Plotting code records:
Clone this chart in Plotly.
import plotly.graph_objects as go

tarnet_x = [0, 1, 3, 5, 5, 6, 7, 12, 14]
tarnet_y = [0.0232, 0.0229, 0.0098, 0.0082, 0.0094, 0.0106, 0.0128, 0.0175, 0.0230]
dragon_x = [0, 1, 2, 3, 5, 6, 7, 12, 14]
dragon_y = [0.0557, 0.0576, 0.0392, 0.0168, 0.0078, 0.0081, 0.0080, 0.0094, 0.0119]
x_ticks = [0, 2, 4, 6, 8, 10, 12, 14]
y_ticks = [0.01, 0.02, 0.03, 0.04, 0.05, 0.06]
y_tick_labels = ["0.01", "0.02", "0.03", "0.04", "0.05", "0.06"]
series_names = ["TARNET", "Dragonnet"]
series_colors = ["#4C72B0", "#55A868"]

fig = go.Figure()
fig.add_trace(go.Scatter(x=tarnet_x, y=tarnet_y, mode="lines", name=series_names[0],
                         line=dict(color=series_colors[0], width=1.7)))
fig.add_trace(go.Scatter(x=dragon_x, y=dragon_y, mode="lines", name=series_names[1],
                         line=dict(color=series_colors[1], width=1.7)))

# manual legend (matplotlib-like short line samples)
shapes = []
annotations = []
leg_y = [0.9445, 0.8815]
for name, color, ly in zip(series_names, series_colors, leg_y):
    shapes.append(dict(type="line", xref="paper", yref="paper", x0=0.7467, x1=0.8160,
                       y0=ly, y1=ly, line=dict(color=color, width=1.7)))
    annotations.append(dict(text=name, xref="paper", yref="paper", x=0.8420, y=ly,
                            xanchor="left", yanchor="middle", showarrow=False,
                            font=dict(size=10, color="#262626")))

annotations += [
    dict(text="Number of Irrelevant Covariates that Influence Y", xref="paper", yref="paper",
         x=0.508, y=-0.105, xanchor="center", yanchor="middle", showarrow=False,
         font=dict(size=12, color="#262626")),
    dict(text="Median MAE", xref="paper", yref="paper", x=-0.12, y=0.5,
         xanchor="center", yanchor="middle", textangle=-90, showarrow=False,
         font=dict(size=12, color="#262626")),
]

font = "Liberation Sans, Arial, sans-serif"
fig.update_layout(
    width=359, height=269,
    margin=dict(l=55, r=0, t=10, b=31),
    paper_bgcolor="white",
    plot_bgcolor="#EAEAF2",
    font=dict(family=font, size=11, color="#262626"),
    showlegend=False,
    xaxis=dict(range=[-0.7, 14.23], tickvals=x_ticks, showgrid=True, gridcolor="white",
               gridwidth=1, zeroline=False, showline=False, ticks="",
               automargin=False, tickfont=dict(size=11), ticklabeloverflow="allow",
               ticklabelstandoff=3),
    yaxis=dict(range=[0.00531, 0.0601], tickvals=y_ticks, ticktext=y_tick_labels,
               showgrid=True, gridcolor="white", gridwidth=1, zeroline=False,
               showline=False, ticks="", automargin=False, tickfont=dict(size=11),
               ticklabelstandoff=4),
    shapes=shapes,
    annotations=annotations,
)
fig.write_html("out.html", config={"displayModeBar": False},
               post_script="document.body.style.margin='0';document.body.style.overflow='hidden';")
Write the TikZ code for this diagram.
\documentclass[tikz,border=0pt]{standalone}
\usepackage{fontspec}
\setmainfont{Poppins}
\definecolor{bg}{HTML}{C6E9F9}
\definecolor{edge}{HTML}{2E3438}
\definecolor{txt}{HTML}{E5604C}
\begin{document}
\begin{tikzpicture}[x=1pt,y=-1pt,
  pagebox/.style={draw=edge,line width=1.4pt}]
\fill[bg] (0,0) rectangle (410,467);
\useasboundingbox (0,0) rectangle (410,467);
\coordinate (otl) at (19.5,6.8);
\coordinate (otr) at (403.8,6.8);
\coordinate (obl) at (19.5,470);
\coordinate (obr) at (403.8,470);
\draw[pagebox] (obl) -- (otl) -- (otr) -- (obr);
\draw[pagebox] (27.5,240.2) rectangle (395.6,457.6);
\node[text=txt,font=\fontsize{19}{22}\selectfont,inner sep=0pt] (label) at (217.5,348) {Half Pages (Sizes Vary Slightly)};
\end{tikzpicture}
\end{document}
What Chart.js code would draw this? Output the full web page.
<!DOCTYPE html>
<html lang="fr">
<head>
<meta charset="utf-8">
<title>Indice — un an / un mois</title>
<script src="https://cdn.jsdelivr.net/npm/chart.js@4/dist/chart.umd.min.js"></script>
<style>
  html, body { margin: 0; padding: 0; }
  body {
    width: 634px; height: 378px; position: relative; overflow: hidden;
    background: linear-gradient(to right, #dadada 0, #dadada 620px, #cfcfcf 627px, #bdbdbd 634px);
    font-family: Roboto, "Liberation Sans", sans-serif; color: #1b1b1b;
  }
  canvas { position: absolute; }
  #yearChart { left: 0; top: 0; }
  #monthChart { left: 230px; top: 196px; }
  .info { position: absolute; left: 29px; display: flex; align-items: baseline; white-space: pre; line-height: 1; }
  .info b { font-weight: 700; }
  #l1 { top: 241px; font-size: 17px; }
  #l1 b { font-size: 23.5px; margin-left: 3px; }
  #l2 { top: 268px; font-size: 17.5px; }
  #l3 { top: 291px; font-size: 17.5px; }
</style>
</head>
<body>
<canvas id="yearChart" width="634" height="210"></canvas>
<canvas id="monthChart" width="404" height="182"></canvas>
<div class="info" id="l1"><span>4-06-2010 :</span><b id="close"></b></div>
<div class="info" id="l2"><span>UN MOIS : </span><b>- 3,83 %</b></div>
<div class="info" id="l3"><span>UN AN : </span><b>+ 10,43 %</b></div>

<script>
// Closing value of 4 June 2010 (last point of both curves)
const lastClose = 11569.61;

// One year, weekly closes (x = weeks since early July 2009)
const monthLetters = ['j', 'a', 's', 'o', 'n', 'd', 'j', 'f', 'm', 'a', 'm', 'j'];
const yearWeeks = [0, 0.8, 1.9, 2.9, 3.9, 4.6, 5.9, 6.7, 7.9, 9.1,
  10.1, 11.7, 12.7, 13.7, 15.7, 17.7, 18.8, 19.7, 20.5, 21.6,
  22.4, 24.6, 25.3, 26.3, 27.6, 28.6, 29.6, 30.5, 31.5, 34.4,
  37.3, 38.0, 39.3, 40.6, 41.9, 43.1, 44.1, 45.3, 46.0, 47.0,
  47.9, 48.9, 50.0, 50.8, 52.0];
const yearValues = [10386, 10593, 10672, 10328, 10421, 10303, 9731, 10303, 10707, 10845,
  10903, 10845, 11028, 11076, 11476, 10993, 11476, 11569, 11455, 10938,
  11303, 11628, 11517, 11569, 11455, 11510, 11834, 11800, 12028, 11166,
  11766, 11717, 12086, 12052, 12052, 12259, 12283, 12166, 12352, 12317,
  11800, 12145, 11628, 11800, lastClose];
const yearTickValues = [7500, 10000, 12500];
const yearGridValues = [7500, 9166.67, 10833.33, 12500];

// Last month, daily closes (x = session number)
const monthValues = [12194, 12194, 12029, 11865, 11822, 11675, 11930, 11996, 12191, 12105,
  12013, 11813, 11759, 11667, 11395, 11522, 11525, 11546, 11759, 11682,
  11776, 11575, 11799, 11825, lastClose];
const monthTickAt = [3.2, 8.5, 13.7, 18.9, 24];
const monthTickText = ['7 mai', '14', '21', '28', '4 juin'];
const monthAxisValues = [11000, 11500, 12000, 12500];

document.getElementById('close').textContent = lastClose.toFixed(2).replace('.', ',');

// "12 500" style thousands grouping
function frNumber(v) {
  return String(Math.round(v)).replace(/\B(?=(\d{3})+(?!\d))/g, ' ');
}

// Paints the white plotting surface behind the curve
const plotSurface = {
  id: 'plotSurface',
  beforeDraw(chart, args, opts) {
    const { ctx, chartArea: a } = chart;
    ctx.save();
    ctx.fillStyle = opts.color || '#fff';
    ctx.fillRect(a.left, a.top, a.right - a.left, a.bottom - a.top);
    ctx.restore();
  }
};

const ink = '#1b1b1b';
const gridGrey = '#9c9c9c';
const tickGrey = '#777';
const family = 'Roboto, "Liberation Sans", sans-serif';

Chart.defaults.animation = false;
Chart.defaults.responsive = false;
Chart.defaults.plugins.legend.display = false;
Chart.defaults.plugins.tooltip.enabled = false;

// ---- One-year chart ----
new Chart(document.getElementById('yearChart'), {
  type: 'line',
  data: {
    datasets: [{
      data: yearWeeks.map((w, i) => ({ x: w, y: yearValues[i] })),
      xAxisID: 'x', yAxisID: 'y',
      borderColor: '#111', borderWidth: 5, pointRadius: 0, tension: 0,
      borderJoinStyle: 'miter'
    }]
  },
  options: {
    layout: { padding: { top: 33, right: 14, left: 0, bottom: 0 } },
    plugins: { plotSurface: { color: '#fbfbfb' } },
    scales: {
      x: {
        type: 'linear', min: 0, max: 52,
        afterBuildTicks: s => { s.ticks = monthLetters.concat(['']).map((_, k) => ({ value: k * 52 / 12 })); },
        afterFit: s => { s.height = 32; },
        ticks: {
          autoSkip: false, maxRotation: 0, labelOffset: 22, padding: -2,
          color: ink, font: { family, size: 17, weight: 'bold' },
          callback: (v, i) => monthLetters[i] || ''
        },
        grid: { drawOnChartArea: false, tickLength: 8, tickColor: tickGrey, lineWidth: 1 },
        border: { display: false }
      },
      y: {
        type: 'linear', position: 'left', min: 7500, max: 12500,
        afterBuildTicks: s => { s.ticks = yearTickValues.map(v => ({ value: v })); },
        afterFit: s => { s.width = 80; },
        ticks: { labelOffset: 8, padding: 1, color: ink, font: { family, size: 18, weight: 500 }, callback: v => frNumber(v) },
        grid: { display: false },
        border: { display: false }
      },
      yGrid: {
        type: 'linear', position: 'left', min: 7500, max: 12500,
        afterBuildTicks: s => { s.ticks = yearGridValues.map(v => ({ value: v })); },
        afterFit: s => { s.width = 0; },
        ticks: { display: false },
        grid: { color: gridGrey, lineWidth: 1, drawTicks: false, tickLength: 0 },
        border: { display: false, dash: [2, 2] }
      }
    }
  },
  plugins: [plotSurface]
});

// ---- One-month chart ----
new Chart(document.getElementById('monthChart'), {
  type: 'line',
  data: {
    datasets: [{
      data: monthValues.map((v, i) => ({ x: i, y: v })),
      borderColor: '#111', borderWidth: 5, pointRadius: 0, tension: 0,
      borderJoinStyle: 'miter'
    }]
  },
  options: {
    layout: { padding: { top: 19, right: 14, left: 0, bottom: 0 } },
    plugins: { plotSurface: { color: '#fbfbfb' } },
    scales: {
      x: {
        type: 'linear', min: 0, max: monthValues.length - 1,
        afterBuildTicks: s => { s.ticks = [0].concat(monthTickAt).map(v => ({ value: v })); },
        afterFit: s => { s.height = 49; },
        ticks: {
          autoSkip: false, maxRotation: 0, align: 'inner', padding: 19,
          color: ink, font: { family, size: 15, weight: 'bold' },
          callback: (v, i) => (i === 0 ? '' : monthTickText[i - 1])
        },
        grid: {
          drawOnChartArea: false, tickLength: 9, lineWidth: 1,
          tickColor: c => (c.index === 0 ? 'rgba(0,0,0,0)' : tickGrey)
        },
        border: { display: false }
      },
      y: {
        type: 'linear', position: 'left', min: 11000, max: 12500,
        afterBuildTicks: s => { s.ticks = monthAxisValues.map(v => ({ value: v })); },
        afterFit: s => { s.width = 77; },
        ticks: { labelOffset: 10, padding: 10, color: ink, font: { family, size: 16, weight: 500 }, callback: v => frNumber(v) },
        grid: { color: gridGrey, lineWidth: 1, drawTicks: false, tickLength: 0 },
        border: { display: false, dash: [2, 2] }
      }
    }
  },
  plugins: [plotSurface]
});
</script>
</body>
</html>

▶ **Task objective**
What is wanted is an exact copy of the lines from the line containing "What Chart.js code" to the line containing "const lastClose = 11569.61;", both lines included, and of no other line.

▶ **Written response**
What Chart.js code would draw this? Output the full web page.
<!DOCTYPE html>
<html lang="fr">
<head>
<meta charset="utf-8">
<title>Indice — un an / un mois</title>
<script src="https://cdn.jsdelivr.net/npm/chart.js@4/dist/chart.umd.min.js"></script>
<style>
  html, body { margin: 0; padding: 0; }
  body {
    width: 634px; height: 378px; position: relative; overflow: hidden;
    background: linear-gradient(to right, #dadada 0, #dadada 620px, #cfcfcf 627px, #bdbdbd 634px);
    font-family: Roboto, "Liberation Sans", sans-serif; color: #1b1b1b;
  }
  canvas { position: absolute; }
  #yearChart { left: 0; top: 0; }
  #monthChart { left: 230px; top: 196px; }
  .info { position: absolute; left: 29px; display: flex; align-items: baseline; white-space: pre; line-height: 1; }
  .info b { font-weight: 700; }
  #l1 { top: 241px; font-size: 17px; }
  #l1 b { font-size: 23.5px; margin-left: 3px; }
  #l2 { top: 268px; font-size: 17.5px; }
  #l3 { top: 291px; font-size: 17.5px; }
</style>
</head>
<body>
<canvas id="yearChart" width="634" height="210"></canvas>
<canvas id="monthChart" width="404" height="182"></canvas>
<div class="info" id="l1"><span>4-06-2010 :</span><b id="close"></b></div>
<div class="info" id="l2"><span>UN MOIS : </span><b>- 3,83 %</b></div>
<div class="info" id="l3"><span>UN AN : </span><b>+ 10,43 %</b></div>

<script>
// Closing value of 4 June 2010 (last point of both curves)
const lastClose = 11569.61;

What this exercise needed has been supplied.